The new numbers, released Tuesday morning by the Guttmacher Institute, show a significant drop-off in state abortion restrictions since they peaked in 2011. At this point three years ago, states had passed 80 restrictions. The downward slope over the past few years suggests that the wave of laws passed in the early 2010s could be coming to an end.
At the same time, abortion restrictions still hugely outnumber laws liberalizing access. States this year have passed three laws to protect abortion services. Perhaps the most surprising state to liberalize its abortion laws was Utah, which has waived pre-abortion counseling requirements in cases of fetal impairment.
All told, states have passed a total of 226 new abortion restrictions in the last three and a half years, including the 21 added to the total in 2014.

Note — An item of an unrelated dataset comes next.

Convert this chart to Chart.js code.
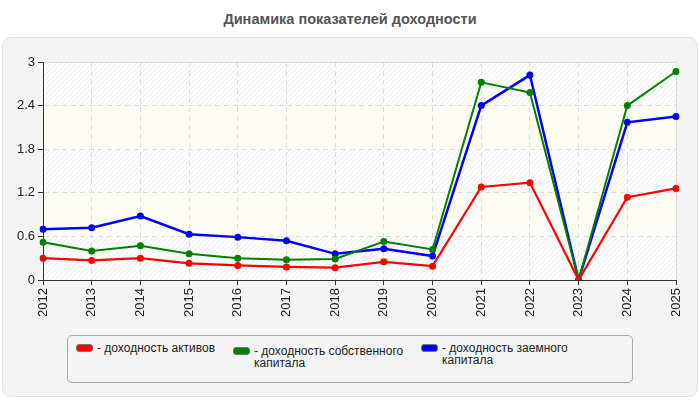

Abortion is less accessible in 2014 than it was in 2009
Recently-passsed laws have reshaped the abortion access landscape. The number of states where abortion clinics are required to meet standards that other doctor offices are not — admitting privileges at hospitals, for example, or certain types of building designs — has more than doubled since 2000.
"Abortion access has changed dramatically," says Elizabeth Nash, state issues manager at the Guttmacher Institute. "The debate at the federal level affected what happened at the state level, and accessing abortion is much more difficult in 2014 than it was in 2009."